Back to School for the Very First Time

Back to School for the Very First Time September 4, 2018

We finished our first year of homeschooling.

I’ve been meaning to tell you guys about homeschooling for weeks, but August was a busy month for news and I never got the chance. Rosie completed her Kindergarten year, and immediately started the first grade, because she gets frantic if she goes more than a few days without lessons. Besides, schooling through summer means we can take a day off whenever we think of an excuse to during the year. 

I vacillated back and forth on the topic of homeschooling.When Rose was still in the womb I was determined to homeschool, but as she made her ungraceful exit and navigated her toddler years I became less and less sure.  I am not a school-ist. I don’t think there’s only one right way to educate a child. Sending kids to a regular school works fine for many families, maybe even most families. And there were good reasons for me personally not to homeschool. I’m a working mom with bad fatigue from fibromyalgia and I didn’t know if I’d always have the time. Rose is an only child, so far, and I feared she’d be lonely. Also, I was homeschooled from halfway through fifth grade all the way up until college, which was in many ways a positive experience but in others a mess. I may not be able to stop Rose from having a miserable childhood. When you get down to brass tacks, most childhoods are miserable at least a good deal of the time. But I was determined that Rosie would at least be miserable for different reasons than I was. 

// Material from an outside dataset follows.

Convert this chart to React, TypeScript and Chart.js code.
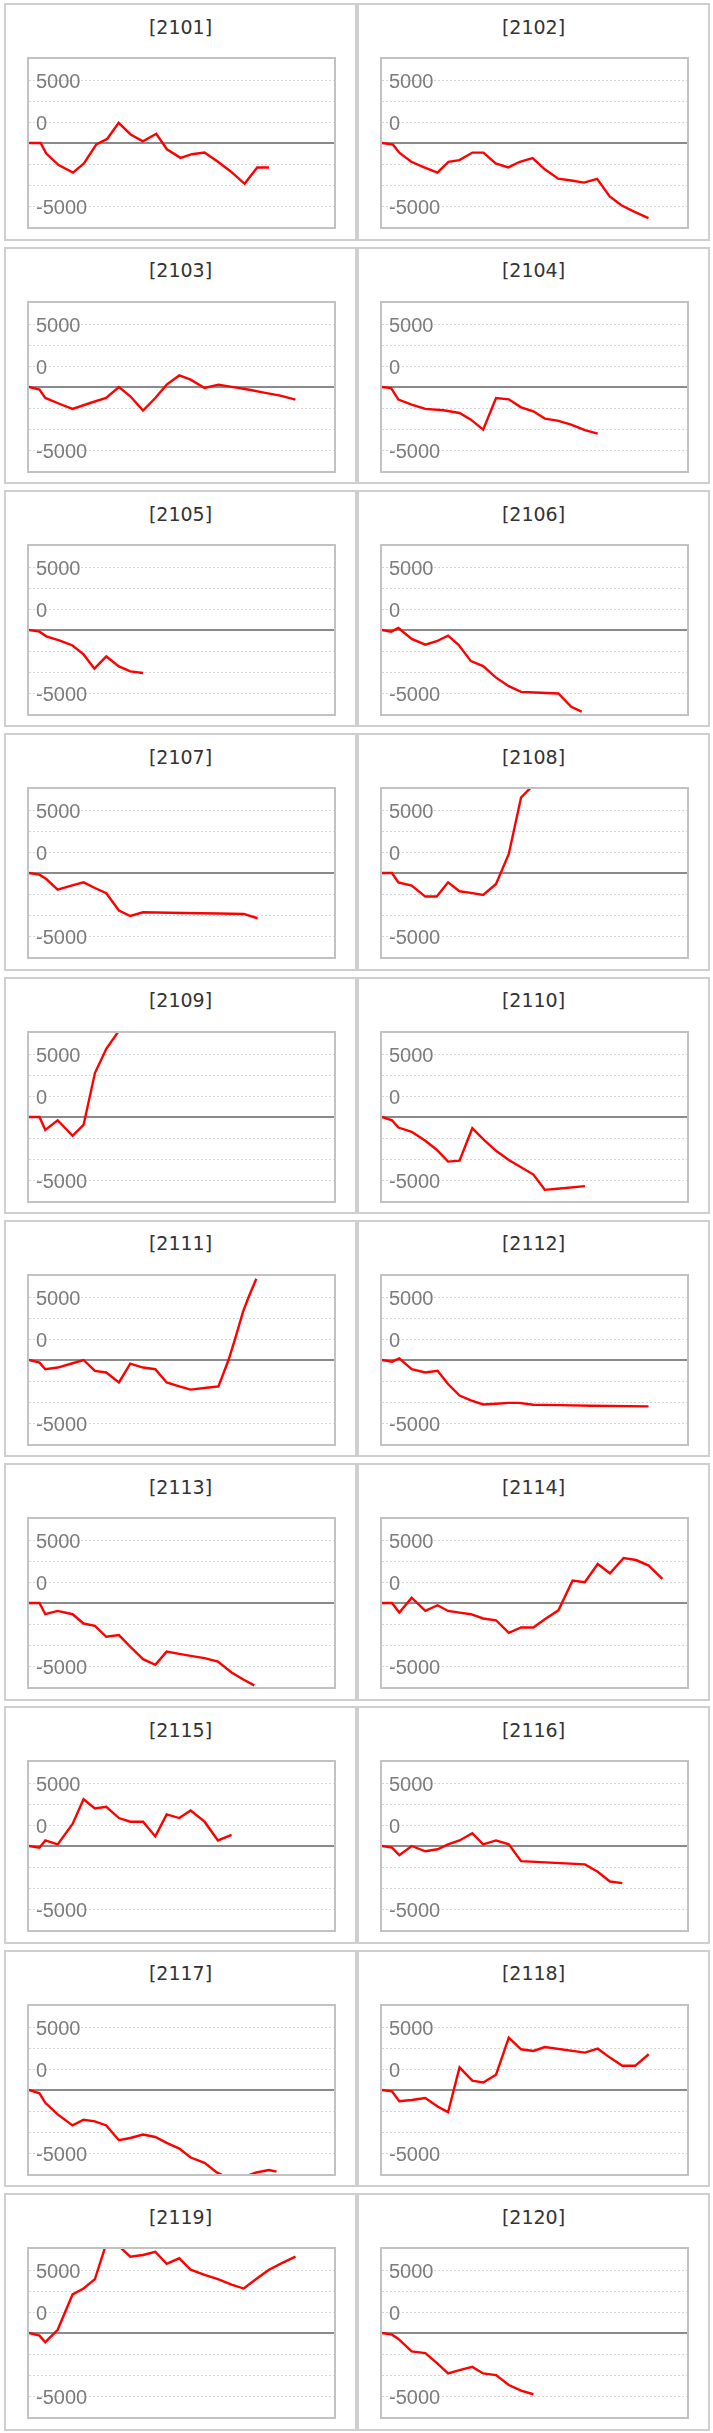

On the other hand, I hadn’t liked “real” school at all either, in the years before I was homeschooled. And I was less than impressed by the results the local public schools were turning out. There are billboards all over this town claiming that public schools here have the best test scores in the region, but I don’t see any evidence of academic prowess in their students. I always dread having to ride the bus when it does its high school pickup hour because the high school children act completely feral. as if they’ve just been let out of Juvenile Detention instead of an institution of learning. And the elementary school children I’ve had a chance to meet in this neighborhood have hours of homework every night and nothing to show for it– they don’t like to read, they don’t seem interested in learning, they’re not very knowledgeable. Geeky homeschoolers are much more fun. Perhaps that’s not the experience you’ve had in your school district, but it’s what I see in mine. Besides, Rose is sometimes painfully shy. And she hates to get up early even more than I do.

The threat of getting up early five mornings a week was my last straw. I decided to homeschool. I notified the superintendent. I got my excusal notice, and I set to work.

Next time I get the chance I’ll talk about the method I came up with, the books I used, and how I got everything I needed for cheap or free. Right now I’ll just say that we only did an hour of busywork a day, plus watching educational videos and listening to lots of audiobooks, and Rose was always outside to play with the neighborhood children when they got home at three. She finished her Kindergarten work in May, and we kept going through most of the summer with first grade; at the time of her evaluation I’d bumped her up to second grade math because she was bored with the first grade lessons.  We’re going to start learning Japanese and do a special unit study on theater appreciation this year, just in case Rose wasn’t geeky enough.

Put like that it sounds like we were incredibly successful, but I’m a mother so I don’t ever feel successful. Perhaps other mothers among my readers feel the same way.  I would never be half so critical of another human being as I am of myself as a mother; I second-guess every decision. I fretted every single day of Rose’s Kindergarten.  Maybe I was crazy to think Rose was learning anything. Maybe I’d completely ruined her life. Maybe she would have enjoyed Kindergarten. Perhaps she’d be happier riding the bus and playing at the playground with other girls and boys under a teacher’s supervision. Perhaps homeschooling was a crutch for her shyness and “real” school would have been a cure. Perhaps, after all, Rose would be miserable in the exact same way I’d been miserable.

I fretted until one hot and stuffy afternoon last week, when Rose and I got on the bus to go shopping.

One of the children of the neighborhood was there with her grandmother. Half her face was swollen, scratched and bandaged as if she’d been in a car accident. They were on their way to the emergency room.

This little girl is five years old. I’m told she just started Kindergarten at the local public school that week.

It turned out that the punishment for not completing homework in this little girl’s class– mandatory homework, for five-year-olds, after full-day Kindergarten– was to run laps around the school outside. The little girl had been punished for neglecting her assignments and was running laps around the school building in her good school clothes in sweltering ninety-degree heat, when she turned a corner too clumsily and smashed the side of her face. She’d been so disoriented afterwards that the school secretary called her grandmother, explaining the accident and asking them to go to the ER to check for a concussion as soon as she got home.

I don’t suppose I’ll ever be cured of Mom Guilt, but I haven’t felt guilty about homeschooling since.

A certain dose of misery might be unavoidable in childhood. Every mom ends up messing up her child one way or another. But as far as homeschooling, I think I made just the right call.